Scripture knows this about humanity and warns us. Nearer the end of the Toray, as the people are getting closer to the land, in Deuteronomy 6, it says (Quote) “Now these are the commandments—the statutes and the ordinances—that the Lord your God charged me to teach you to observe in the land that you are about to cross into and occupy, so that you and your children and your children’s children may honor the Lord your God all the days of your life, and keep all God’s decrees and commandments… Keep these words… Recite them to your children and talk about them when you are at home and when you are away… When the Lord your God has brought you into the land that God swore to your ancestors… to give you—a land with fine (things you didn’t build or plant or deserve)… take care that you do not forget, the Lord brought you out of the land of Egypt, out of the house of slavery… When your children ask you in times to come, “What is the meaning (to me) of these decrees and statutes and ordinances that the Lord God has commanded you?” 21 then you shall say to your children, “We were Pharaoh’s slaves in Egypt, but the Lord brought us out of Egypt… God brought us out from there in order to bring us (together here)… Then the Lord commanded us to observe all these statutes… for our lasting good, and to give us fullness of life…” (Close quote)
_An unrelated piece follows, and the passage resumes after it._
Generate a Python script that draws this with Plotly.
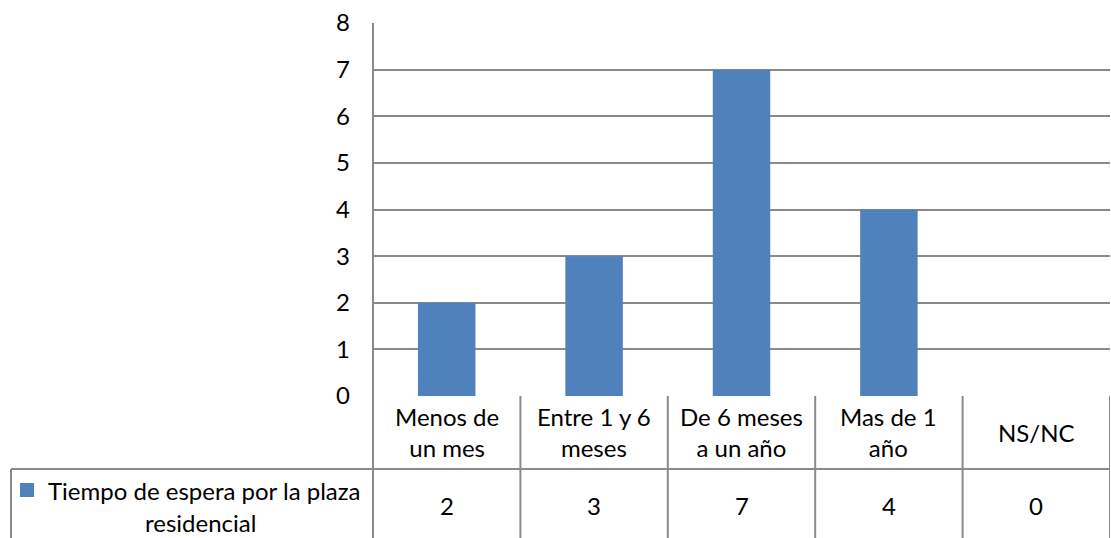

To remember what happened to those who came before us, and to tell what happened to those who come after us, that is one of the main reasons we are church.

If church does nothing else, can we do two things? First, can church honor the commandments that unravel all systems of slavery or oppression, lying, cheating, killing, and build communities of peace, justice, and love? Second, can church teach the children about the real pains our ancestors suffered or caused other to suffer, so our children continue to honor the commandments and build the beloved community?

On this Labor Day, rest. Give yourself and those around you a sabbath. And look for those who do not or cannot, and invite them

May all glory and honor, now and forever, be to God and God alone. Amen.


And now, blessing laughter and loving be yours, and may the love of a great God, who names you and holds you as the world turns and the flowers grow be with you, this day, this night, this moment and forever more.